We recommend that people review their registered plan designations and insurance designations when they marry. They are not revoked by marriage, and so again you may wish to revise.

Ontario law applies to people when they die in Ontario. The laws are different in other provinces, territories and countries. It is important that you have a Will, in the province in which you reside. Deciding which laws apply if the person married in one province or territory and died in another, can be unclear. It is more unclear if a person marries or dies outside of Canada. So, we recommend that one execute a Will in Ontario and review any existing Wills upon marriage, or when entering into a common-law relationship.”


If one gets a divorce, one’s Will is not cancelled.

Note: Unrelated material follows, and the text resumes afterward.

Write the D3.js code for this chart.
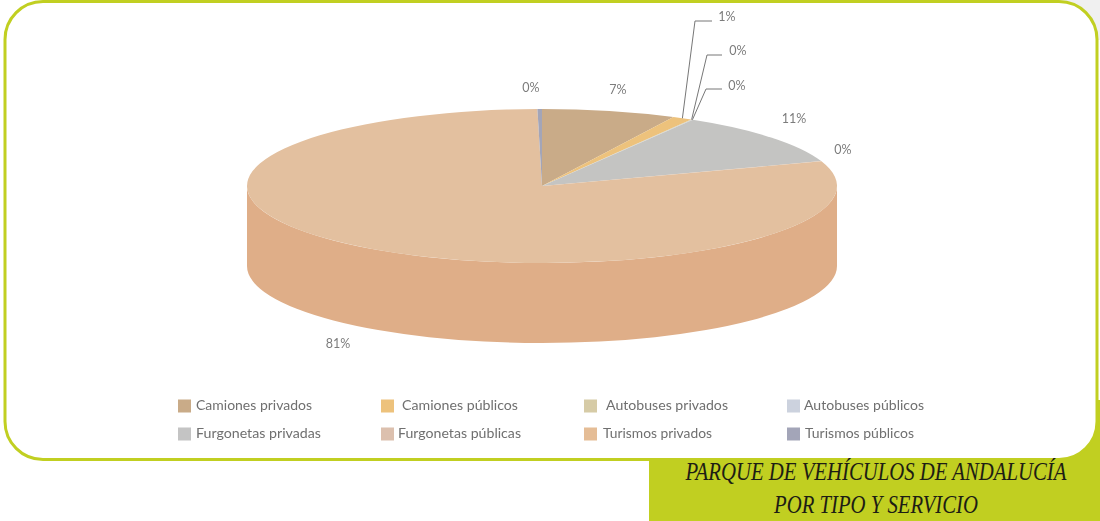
<!DOCTYPE html>
<html lang="es">
<head>
<meta charset="utf-8">
<script src="https://cdn.jsdelivr.net/npm/d3@7"></script>
<style>
  html, body { margin: 0; padding: 0; background: #fff; overflow: hidden; }
  svg { display: block; }
  .legend-label, .pct { font-family: Lato, "Noto Sans", sans-serif; filter: url(#soft); }
  .legend-label { font-size: 13px; fill: #6f6f6f; }
  .pct { font-size: 12.5px; text-anchor: middle; fill: #7c7c7c; }
  .title { font-family: "Liberation Serif", serif; font-style: italic; font-size: 25px; fill: #1d1d14; }
</style>
</head>
<body>
<div id="chart"></div>
<script>
const width = 1100;
const height = 521;

// Datos, en el orden de la leyenda
const categories = [
    "Camiones privados", "Camiones públicos", "Autobuses privados", "Autobuses públicos",
    "Furgonetas privadas", "Furgonetas públicas", "Turismos privados", "Turismos públicos"
];
const values = [7.4, 1.1, 0.05, 0.05, 11.3, 0.05, 80.5, 0.25];
const valueLabels = ["7%", "1%", "0%", "0%", "11%", "0%", "81%", "0%"];
const topColors = ["#c9ab88", "#edc27c", "#d6cba6", "#ccd2de", "#c4c4c2", "#dcc0ae", "#e3c09f", "#a3a5b8"];
const legendColors = ["#c9ab88", "#edc27c", "#d6cba6", "#ccd2de", "#c4c4c4", "#dcc0ae", "#e5bd96", "#a3a5b8"];
const sideColors = ["#b8946c", "#dcae62", "#c4b88e", "#b6bccb", "#aeaeac", "#cba890", "#dfae88", "#8f91a6"];
const titleLines = ["PARQUE DE VEHÍCULOS DE ANDALUCÍA", "POR TIPO Y SERVICIO"];

// Geometría del queso
const cx = 542, cy = 186, rx = 295, ry = 77, depth = 80;

const svg = d3.select("#chart")
    .append("svg")
    .attr("width", width)
    .attr("height", height)
    .attr("viewBox", `0 0 ${width} ${height}`);

svg.append("defs")
    .append("filter")
    .attr("id", "soft")
    .append("feGaussianBlur")
    .attr("stdDeviation", 0.45);

// Sombra muy clara fuera de la esquina superior derecha
svg.append("rect")
    .attr("x", 1060).attr("y", 0)
    .attr("width", 40).attr("height", 40)
    .attr("fill", "#f0f0f0");

// Caja verde del título, detrás del panel
const green = "#c1cf21";
svg.append("rect")
    .attr("x", 649).attr("y", 400)
    .attr("width", 451).attr("height", 121)
    .attr("fill", green);

svg.append("rect")
    .attr("x", 5).attr("y", 1.5)
    .attr("width", 1092).attr("height", 458)
    .attr("rx", 38).attr("ry", 38)
    .attr("fill", "#fff")
    .attr("stroke", green)
    .attr("stroke-width", 3);

const pie = d3.pie()
    .sort(null)
    .startAngle(0)
    .endAngle(2 * Math.PI);
const slices = pie(values);

const xAt = a => rx * Math.sin(a);
const yAt = a => -ry * Math.cos(a);

const pieG = svg.append("g").attr("transform", `translate(${cx},${cy})`);

// Pared lateral: sólo la mitad delantera de la elipse
const front = [Math.PI / 2, 3 * Math.PI / 2];
pieG.selectAll("path.side")
    .data(slices)
    .join("path")
    .attr("class", "side")
    .attr("fill", (d, i) => sideColors[i])
    .attr("d", d => {
        const a0 = Math.max(d.startAngle, front[0]);
        const a1 = Math.min(d.endAngle, front[1]);
        if (a1 <= a0) return null;
        const large = a1 - a0 > Math.PI ? 1 : 0;
        return `M${xAt(a0)},${yAt(a0)}`
            + `A${rx},${ry} 0 ${large} 1 ${xAt(a1)},${yAt(a1)}`
            + `L${xAt(a1)},${yAt(a1) + depth}`
            + `A${rx},${ry} 0 ${large} 0 ${xAt(a0)},${yAt(a0) + depth}Z`;
    });

// Cara superior: d3.arc con radio rx, aplastada en vertical
const arc = d3.arc().innerRadius(0).outerRadius(rx);
pieG.append("g")
    .attr("transform", `scale(1,${ry / rx})`)
    .selectAll("path.top")
    .data(slices)
    .join("path")
    .attr("class", "top")
    .attr("fill", (d, i) => topColors[i])
    .attr("d", arc);

// Etiquetas de porcentaje: [dx, dy] respecto al centro del queso
const labelPos = [[76, -96], [185, -169], [196, -135], [195, -100], [252, -67], [301, -36], [-204, 158], [-11, -98]];
// Codos de las líneas guía (sólo las etiquetas que salen hacia fuera)
const leaders = { 1: [[153, -165], [170, -165]], 2: [[165, -131], [180, -131]], 3: [[164, -97], [180, -97]] };

Object.entries(leaders).forEach(([i, pts]) => {
    const d = slices[+i];
    const mid = (d.startAngle + d.endAngle) / 2;
    pieG.append("path")
        .attr("fill", "none")
        .attr("stroke", "#777")
        .attr("stroke-width", 1)
        .attr("d", d3.line()([[xAt(mid), yAt(mid)], ...pts]));
});

pieG.selectAll("text.pct")
    .data(valueLabels)
    .join("text")
    .attr("class", "pct")
    .attr("x", (d, i) => labelPos[i][0])
    .attr("y", (d, i) => labelPos[i][1])
    .attr("dy", "0.35em")
    .text(d => d);

// Leyenda
const legendX = d3.scalePoint().domain(d3.range(4)).range([178, 787]);
const legendY = d3.scalePoint().domain([0, 1]).range([406, 434]);
const labelGap = [18, 21, 22, 17, 18, 17, 19, 18];
const labelWidth = [116, 116, 122, 120, 125, 123, 109, 109];

const legend = svg.append("g")
    .selectAll("g")
    .data(categories)
    .join("g")
    .attr("transform", (d, i) => `translate(${legendX(i % 4)},${legendY(Math.floor(i / 4))})`);

legend.append("rect")
    .attr("x", 0).attr("y", -6.5)
    .attr("width", 13).attr("height", 13)
    .attr("fill", (d, i) => legendColors[i]);

legend.append("text")
    .attr("class", "legend-label")
    .attr("x", (d, i) => labelGap[i])
    .attr("y", -1)
    .attr("dy", "0.35em")
    .attr("textLength", (d, i) => labelWidth[i])
    .attr("lengthAdjust", "spacingAndGlyphs")
    .text(d => d);

// Título: se estrecha con scale para que quepa en la caja
const titleWidth = [381, 204];
svg.selectAll("text.title")
    .data(titleLines)
    .join("text")
    .attr("class", "title")
    .attr("text-anchor", "middle")
    .text(d => d)
    .attr("transform", function(d, i) {
        const sx = titleWidth[i] / this.getComputedTextLength();
        return `translate(876,${480 + i * 33}) scale(${sx},1)`;
    });
</script>
</body>
</html>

Instead, only the provisions in the Will that refer to the spouse are revoked. Which means that a former spouse, referred to in the Will will no longer be the executor, trustee or guardian, and any gifts left to the former spouse will go to someone else. Who the gifts will go to will depend on the structure of the Will.   Separation from a spouse where the couple was legally married, generally has no impact on the Will if there has not been a divorce. Separation of unmarried spouses also has no impact on the Will but the situation regarding property claims is even more convoluted. We recommend that clients should consider making a new Will when one gets divorced, or become separated from a common-law partner.

It is important to note that in most cases, beneficiary designations relating to assets, such as RRSPs, RRIFs, TFSAs, life insurance policies, and pensions are not affected by divorce, or separation from a common-law partner. This means that the individual will have to take steps to remove a former spouse or common-law partner as the beneficiary to prevent them receiving the asset.